Thanks for the feedback, you make some great points here which we appreciate.
The reason is one of technical prioritisation. We cannot always provide an API for every feature of the platform and Twitter products - doing so requires significant engineering work, backend sizing, and testing that such endpoints can scale. I can assure you that is definitely something on the list of features that we know developers would like to have.
For more context - at the moment our focus has been on (for example) building new customer service APIs, improving Cards, improving the Wordpress plugin, improving Twitter Kit, adding Ads API features and SDKs, and improving data-related features on the consumption side of the API. We’ve also spent a lot of time in the past ~6 months testing for the extended Tweet changes. All of that work has limited the opportunity to extend the basic APIs, simply from a resource and priority perspective.
On the piece about using undocumented APIs, it is very important not to use them or to rely on them - we don’t offer any kind of support for them and I would not want your apps to be blocked by our antispam systems. I have an obligation to remind you of the terms of service.

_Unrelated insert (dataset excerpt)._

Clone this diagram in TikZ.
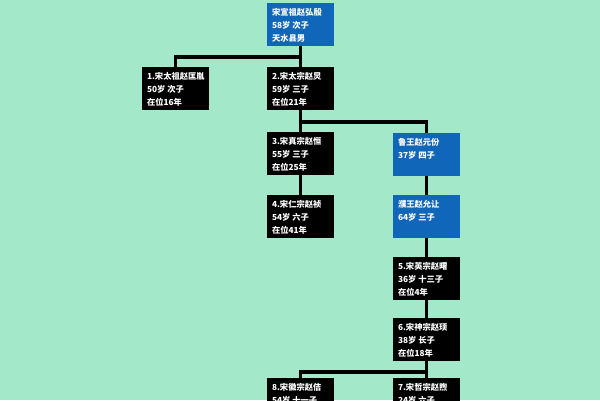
\documentclass[tikz,border=0pt]{standalone}
\usepackage{fontspec}
\setmainfont{Noto Sans CJK SC}
\definecolor{bgmint}{RGB}{163,232,200}
\definecolor{boxblue}{RGB}{16,102,184}
\newcommand\boxtxt[1]{\parbox[t][33pt][t]{57pt}{\fontsize{8.3}{13}\selectfont\bfseries #1}}
\tikzset{
  x=1pt,y=-1pt,
  person/.style={anchor=north west,fill=black,text=white,inner sep=5pt,outer sep=0pt},
  bluebox/.style={person,fill=boxblue},
  conn/.style={line width=3.8pt,draw=black}
}
\begin{document}
\begin{tikzpicture}
\useasboundingbox (0,0) rectangle (600,400);
\clip (0,0) rectangle (600,400);
\fill[bgmint] (0,0) rectangle (600,400);
\coordinate (y1) at (0,57);
\coordinate (y2) at (0,122);
\coordinate (y3) at (0,372);
% nodes
\node[bluebox] (top) at (267,3) {\boxtxt{宋宣祖赵弘殷\\58岁 次子\\天水县男}};
\node[person] (b1) at (142,67) {\boxtxt{1.宋太祖赵匡胤\\50岁 次子\\在位16年}};
\node[person] (b2) at (267,67) {\boxtxt{2.宋太宗赵炅\\59岁 三子\\在位21年}};
\node[person] (b3) at (267,132) {\boxtxt{3.宋真宗赵恒\\55岁 三子\\在位25年}};
\node[person] (b4) at (267,195) {\boxtxt{4.宋仁宗赵祯\\54岁 六子\\在位41年}};
\node[bluebox] (lu) at (393,133) {\boxtxt{鲁王赵元份\\37岁 四子}};
\node[bluebox] (pu) at (393,195) {\boxtxt{濮王赵允让\\64岁 三子}};
\node[person] (b5) at (393,257) {\boxtxt{5.宋英宗赵曙\\36岁 十三子\\在位4年}};
\node[person] (b6) at (393,318) {\boxtxt{6.宋神宗赵顼\\38岁 长子\\在位18年}};
\node[person] (b8) at (267,378) {\boxtxt{8.宋徽宗赵佶\\54岁 十一子}};
\node[person] (b7) at (393,378) {\boxtxt{7.宋哲宗赵煦\\24岁 六子}};
% connectors
\draw[conn] (top.south) -- (b2.north);
\draw[conn] (top.south |- y1) -| (b1.north);
\draw[conn] (b2.south) -- (b3.north);
\draw[conn] (b2.south |- y2) -| (lu.north);
\draw[conn] (b3.south) -- (b4.north);
\draw[conn] (lu.south) -- (pu.north);
\draw[conn] (pu.south) -- (b5.north);
\draw[conn] (b5.south) -- (b6.north);
\draw[conn] (b6.south) -- (b7.north);
\draw[conn] (b6.south |- y3) -| (b8.north);
\end{tikzpicture}
\end{document}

Autocompletion may become a target for us to work on in the future, but I’m unable to put any kind of timescale on that right now. I understand that’s likely to be a disappointing answer. It’s up to you to decide whether you feel that’s a “good reason”, but I just wanted to set it against all of the other things the teams here have been working on. Thanks again for adding to the discussion - I appreciate the opportunity to explain a bit more of the background on how things work on the developer platform.